Another conclusion from the same source is that there is no notable difference in performance, having a directory with millions of files compared or 10 files. At least, not in the way cimage is using the files in the cache dir.
I'm trying to wrap my head around "why do we (really) want this", sort of asking "5 Whys" to get to the root cause of it. That feels like a good exercise before coding away...
So, this far I have:
- Physical limit on the filesystem (NO)
- Performance improvement related to number of files/directories or its structure (NO)

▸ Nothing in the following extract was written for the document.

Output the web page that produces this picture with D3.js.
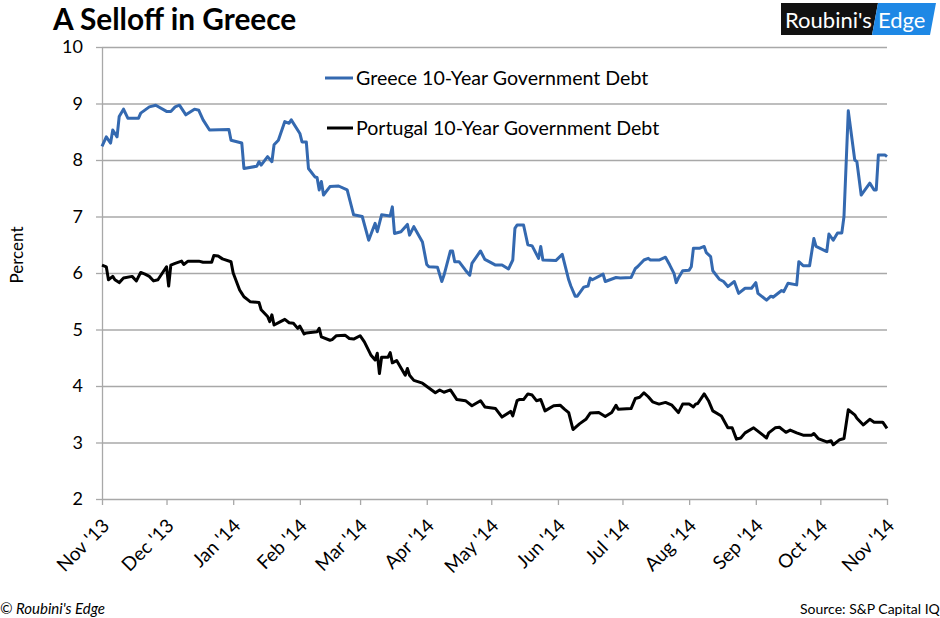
<!DOCTYPE html>
<html>
<head>
<meta charset="utf-8">
<script src="https://cdn.jsdelivr.net/npm/d3@7/dist/d3.min.js"></script>
<style>
  html, body { margin: 0; padding: 0; background: #fff; }
  svg { display: block; }
  text { font-family: Lato, "Open Sans", sans-serif; }
</style>
</head>
<body>
<svg id="chart" width="940" height="618"></svg>
<script>
const title = "A Selloff in Greece";
const yTicks = [2, 3, 4, 5, 6, 7, 8, 9, 10];
const seriesNames = ["Greece 10-Year Government Debt", "Portugal 10-Year Government Debt"];

const greeceDates = ["2013-11-01","2013-11-03","2013-11-05","2013-11-06","2013-11-08","2013-11-09","2013-11-11","2013-11-13","2013-11-18","2013-11-19","2013-11-23","2013-11-26","2013-12-01","2013-12-03","2013-12-05","2013-12-07","2013-12-10","2013-12-14","2013-12-16","2013-12-18","2013-12-21","2013-12-30","2013-12-31","2014-01-05","2014-01-06","2014-01-12","2014-01-13","2014-01-14","2014-01-17","2014-01-19","2014-01-20","2014-01-22","2014-01-25","2014-01-27","2014-01-28","2014-02-01","2014-02-02","2014-02-04","2014-02-05","2014-02-08","2014-02-09","2014-02-10","2014-02-11","2014-02-12","2014-02-15","2014-02-19","2014-02-23","2014-02-26","2014-03-02","2014-03-05","2014-03-08","2014-03-09","2014-03-11","2014-03-15","2014-03-16","2014-03-17","2014-03-20","2014-03-23","2014-03-24","2014-03-26","2014-03-30","2014-04-01","2014-04-02","2014-04-06","2014-04-08","2014-04-09","2014-04-12","2014-04-13","2014-04-14","2014-04-16","2014-04-19","2014-04-21","2014-04-22","2014-04-26","2014-04-28","2014-04-30","2014-05-03","2014-05-06","2014-05-09","2014-05-11","2014-05-12","2014-05-13","2014-05-16","2014-05-18","2014-05-20","2014-05-23","2014-05-24","2014-05-25","2014-05-31","2014-06-03","2014-06-06","2014-06-07","2014-06-09","2014-06-10","2014-06-13","2014-06-15","2014-06-16","2014-06-17","2014-06-22","2014-06-23","2014-06-28","2014-06-30","2014-07-05","2014-07-07","2014-07-08","2014-07-11","2014-07-13","2014-07-14","2014-07-18","2014-07-21","2014-07-23","2014-07-25","2014-07-26","2014-07-27","2014-07-29","2014-08-01","2014-08-02","2014-08-03","2014-08-06","2014-08-08","2014-08-09","2014-08-11","2014-08-12","2014-08-15","2014-08-17","2014-08-19","2014-08-22","2014-08-24","2014-08-27","2014-08-30","2014-09-01","2014-09-02","2014-09-06","2014-09-08","2014-09-09","2014-09-13","2014-09-14","2014-09-16","2014-09-20","2014-09-21","2014-09-23","2014-09-26","2014-09-28","2014-09-29","2014-10-04","2014-10-05","2014-10-07","2014-10-09","2014-10-11","2014-10-12","2014-10-14","2014-10-17","2014-10-18","2014-10-20","2014-10-24","2014-10-26","2014-10-27","2014-10-28","2014-10-31","2014-11-01"];
const greeceValues = [8.24,8.41,8.30,8.53,8.41,8.77,8.90,8.74,8.74,8.83,8.94,8.97,8.86,8.86,8.94,8.97,8.80,8.90,8.88,8.71,8.53,8.54,8.35,8.30,7.85,7.89,7.97,7.91,8.06,7.97,8.27,8.35,8.68,8.65,8.71,8.47,8.32,8.32,7.85,7.70,7.69,7.47,7.62,7.38,7.53,7.54,7.47,7.03,7.00,6.58,6.88,6.73,7.03,7.01,7.17,6.70,6.73,6.86,6.67,6.82,6.55,6.15,6.11,6.10,5.85,5.96,6.39,6.39,6.20,6.20,6.05,5.96,6.17,6.39,6.24,6.20,6.14,6.14,6.07,6.23,6.79,6.85,6.85,6.50,6.48,6.26,6.47,6.23,6.22,6.33,5.88,5.77,5.59,5.59,5.75,5.77,5.91,5.88,5.98,5.85,5.92,5.91,5.92,6.08,6.11,6.23,6.26,6.23,6.23,6.28,6.14,5.99,5.83,5.91,6.04,6.05,6.11,6.44,6.44,6.47,6.36,6.29,6.04,5.89,5.85,5.76,5.85,5.64,5.73,5.73,5.83,5.64,5.52,5.59,5.57,5.69,5.67,5.82,5.79,6.20,6.13,6.13,6.61,6.47,6.38,6.69,6.58,6.71,6.71,7.00,8.87,8.00,7.97,7.38,7.59,7.47,7.47,8.09,8.09,8.06];

const portugalDates = ["2013-11-01","2013-11-03","2013-11-04","2013-11-06","2013-11-07","2013-11-09","2013-11-11","2013-11-15","2013-11-17","2013-11-19","2013-11-21","2013-11-23","2013-11-25","2013-11-27","2013-12-01","2013-12-02","2013-12-03","2013-12-05","2013-12-08","2013-12-09","2013-12-11","2013-12-16","2013-12-18","2013-12-22","2013-12-23","2013-12-25","2013-12-27","2013-12-31","2014-01-01","2014-01-04","2014-01-05","2014-01-06","2014-01-08","2014-01-09","2014-01-13","2014-01-14","2014-01-17","2014-01-18","2014-01-19","2014-01-20","2014-01-23","2014-01-25","2014-01-27","2014-01-29","2014-01-31","2014-02-01","2014-02-03","2014-02-04","2014-02-09","2014-02-10","2014-02-11","2014-02-15","2014-02-16","2014-02-18","2014-02-22","2014-02-24","2014-02-26","2014-03-01","2014-03-03","2014-03-06","2014-03-08","2014-03-09","2014-03-10","2014-03-11","2014-03-14","2014-03-15","2014-03-16","2014-03-18","2014-03-22","2014-03-23","2014-03-24","2014-03-26","2014-03-30","2014-04-05","2014-04-07","2014-04-09","2014-04-12","2014-04-15","2014-04-19","2014-04-22","2014-04-26","2014-04-28","2014-05-03","2014-05-06","2014-05-10","2014-05-11","2014-05-13","2014-05-14","2014-05-16","2014-05-18","2014-05-20","2014-05-22","2014-05-24","2014-05-26","2014-05-30","2014-06-02","2014-06-04","2014-06-06","2014-06-08","2014-06-11","2014-06-14","2014-06-16","2014-06-20","2014-06-23","2014-06-26","2014-06-28","2014-06-29","2014-07-05","2014-07-07","2014-07-09","2014-07-11","2014-07-13","2014-07-15","2014-07-18","2014-07-21","2014-07-24","2014-07-27","2014-07-29","2014-08-01","2014-08-03","2014-08-04","2014-08-05","2014-08-08","2014-08-10","2014-08-12","2014-08-16","2014-08-19","2014-08-21","2014-08-23","2014-08-25","2014-08-27","2014-08-31","2014-09-03","2014-09-06","2014-09-07","2014-09-10","2014-09-12","2014-09-14","2014-09-15","2014-09-17","2014-09-20","2014-09-23","2014-09-27","2014-09-28","2014-09-30","2014-10-04","2014-10-06","2014-10-07","2014-10-10","2014-10-12","2014-10-14","2014-10-17","2014-10-18","2014-10-21","2014-10-24","2014-10-26","2014-10-30","2014-11-01"];
const portugalValues = [6.14,6.11,5.88,5.94,5.88,5.83,5.91,5.94,5.86,6.01,5.98,5.94,5.86,5.88,6.11,5.77,6.14,6.17,6.21,6.15,6.21,6.21,6.19,6.19,6.31,6.30,6.25,6.20,6.00,5.70,5.64,5.58,5.52,5.49,5.48,5.35,5.23,5.14,5.26,5.08,5.14,5.18,5.12,5.11,5.02,5.06,4.92,4.94,4.96,5.02,4.87,4.81,4.82,4.89,4.90,4.84,4.83,4.89,4.78,4.55,4.46,4.58,4.22,4.51,4.51,4.59,4.41,4.45,4.19,4.31,4.19,4.10,4.05,3.88,3.93,3.89,3.93,3.76,3.74,3.65,3.74,3.63,3.60,3.45,3.55,3.47,3.74,3.76,3.76,3.86,3.84,3.74,3.76,3.56,3.65,3.66,3.59,3.53,3.23,3.33,3.41,3.52,3.53,3.46,3.53,3.66,3.59,3.60,3.78,3.80,3.88,3.81,3.72,3.68,3.71,3.66,3.53,3.68,3.68,3.63,3.68,3.69,3.86,3.74,3.56,3.47,3.26,3.26,3.06,3.08,3.17,3.26,3.17,3.08,3.17,3.26,3.27,3.21,3.18,3.22,3.17,3.13,3.13,3.16,3.07,3.01,3.03,2.96,3.05,3.07,3.58,3.49,3.43,3.31,3.41,3.36,3.36,3.25];

const parse = d3.timeParse("%Y-%m-%d");
const svg = d3.select("#chart");

const x = d3.scaleTime()
  .domain([parse("2013-11-01"), parse("2014-11-01")])
  .range([102, 887]);
const y = d3.scaleLinear().domain([2, 10]).range([499, 47]);

const gridColor = "#a8a8a8";

// gridlines
svg.append("g")
  .attr("transform", "translate(102,0)")
  .call(d3.axisLeft(y).tickValues(yTicks.slice(1)).tickSize(-785).tickFormat(""))
  .call(g => g.select(".domain").remove())
  .call(g => g.selectAll("line").attr("stroke", gridColor).attr("stroke-width", 1.3));

// y axis
svg.append("g")
  .attr("transform", "translate(102,0)")
  .call(d3.axisLeft(y).tickValues(yTicks).tickSize(6).tickPadding(13).tickSizeOuter(0))
  .call(g => g.select(".domain").attr("stroke", gridColor).attr("stroke-width", 1.3))
  .call(g => g.selectAll("line").attr("stroke", gridColor).attr("stroke-width", 1.3))
  .call(g => g.selectAll("text").attr("font-family", "Lato, sans-serif").attr("font-size", 18).attr("fill", "#000"));

// x axis
const fmt = d3.timeFormat("%b '%y");
svg.append("g")
  .attr("transform", "translate(0,499)")
  .call(d3.axisBottom(x).ticks(d3.timeMonth.every(1)).tickFormat(fmt).tickSize(6).tickSizeOuter(0))
  .call(g => g.select(".domain").attr("stroke", gridColor).attr("stroke-width", 1.3))
  .call(g => g.selectAll("line").attr("stroke", gridColor).attr("stroke-width", 1.3))
  .call(g => g.selectAll("text")
    .attr("font-family", "Lato, sans-serif")
    .attr("font-size", 19)
    .attr("fill", "#000")
    .attr("text-anchor", "end")
    .attr("y", 0).attr("dy", 0)
    .attr("transform", "translate(8,28) rotate(-45)"));

// lines
const line = d3.line().x(d => x(d[0])).y(d => y(d[1]));
const greece = greeceDates.map((d, i) => [parse(d), greeceValues[i]]);
const portugal = portugalDates.map((d, i) => [parse(d), portugalValues[i]]);

svg.append("path").datum(portugal).attr("d", line)
  .attr("fill", "none").attr("stroke", "#000").attr("stroke-width", 3).attr("stroke-linejoin", "round");
svg.append("path").datum(greece).attr("d", line)
  .attr("fill", "none").attr("stroke", "#3469b0").attr("stroke-width", 3).attr("stroke-linejoin", "round");

// legend
const legend = [
  {name: seriesNames[0], color: "#3469b0", y: 78, x1: 325},
  {name: seriesNames[1], color: "#000", y: 128, x1: 327}
];
legend.forEach(l => {
  svg.append("line").attr("x1", l.x1).attr("x2", 353).attr("y1", l.y).attr("y2", l.y)
    .attr("stroke", l.color).attr("stroke-width", 3);
  svg.append("text").attr("x", 356).attr("y", l.y).attr("dy", "0.35em")
    .attr("font-size", 19.6).attr("fill", "#000").text(l.name);
});

// y label
svg.append("text").attr("transform", "translate(23,255) rotate(-90)")
  .attr("text-anchor", "middle").attr("font-size", 17).text("Percent");

// title
svg.append("text").attr("x", 53).attr("y", 30).attr("font-size", 29.8).attr("font-weight", "bold")
  .text(title);

// logo
svg.append("polygon").attr("points", "781,3 878,3 872,35 781,35").attr("fill", "#111");
svg.append("polygon").attr("points", "878,3 936,3 930,35 872,35").attr("fill", "#1e88e5");
svg.append("text").attr("x", 785).attr("y", 28).attr("font-family", "'Liberation Sans', Arial, sans-serif")
  .attr("font-size", 22).attr("fill", "#fff").text("Roubini's");
svg.append("text").attr("x", 878).attr("y", 28).attr("font-family", "'Liberation Sans', Arial, sans-serif")
  .attr("font-size", 22).attr("fill", "#fff").text("Edge");

// footer
svg.append("text").attr("x", 0).attr("y", 614).attr("font-size", 15).attr("font-style", "italic")
  .text("© Roubini's Edge");
svg.append("text").attr("x", 800).attr("y", 614).attr("font-size", 14).text("Source: S&P Capital IQ");
</script>
</body>
</html>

- General improvements in how many files exists in the cache (YES, mainly related to
cache/fasttrack
which can be reduced to 1 json-file per source image, pointing out the actual cache images). - Replace
cache/fasttrack
with a SQLite database (NO, reduces the files but most likely adds lookup time). - A more user friendly cache for visual inspection (YES, through directory structure mirroring
img/
) - A time based directory structure (YES, for visual inspection, ease of cleanup and perhaps backup)
- Reduce the number of files, as a way to reduce the amount of data stored (NO, a good intention but not really an issue).
- General cleanup and monitoring issues for the cache, keeping track of old files or not used files (NO, would be nice but not yet pointed out as an issue).
- Working with the cache through
ls
,find
(NO, not pointed out as an issue).
Anything to add to the list?
@flobox @Surf-N-Code A quick question, when you say you have millions files in the cache, how many files do you have in the source
img/
?
@mosbth in the img/
we also have more than 1 million files, BUT they are structured in subfolders!
For general reference, I do assume that there is no actual hard limit, that we are close to reaching, even with millons of cache files) on how many files we can have in a single directory (using ext4) (source).
You are absolutely right on this. It is just getting a little bit unwieldy with that many files in the cache directory in one directory.
Anything to add to the list?
Great list! Nope. Nothing to add from my side.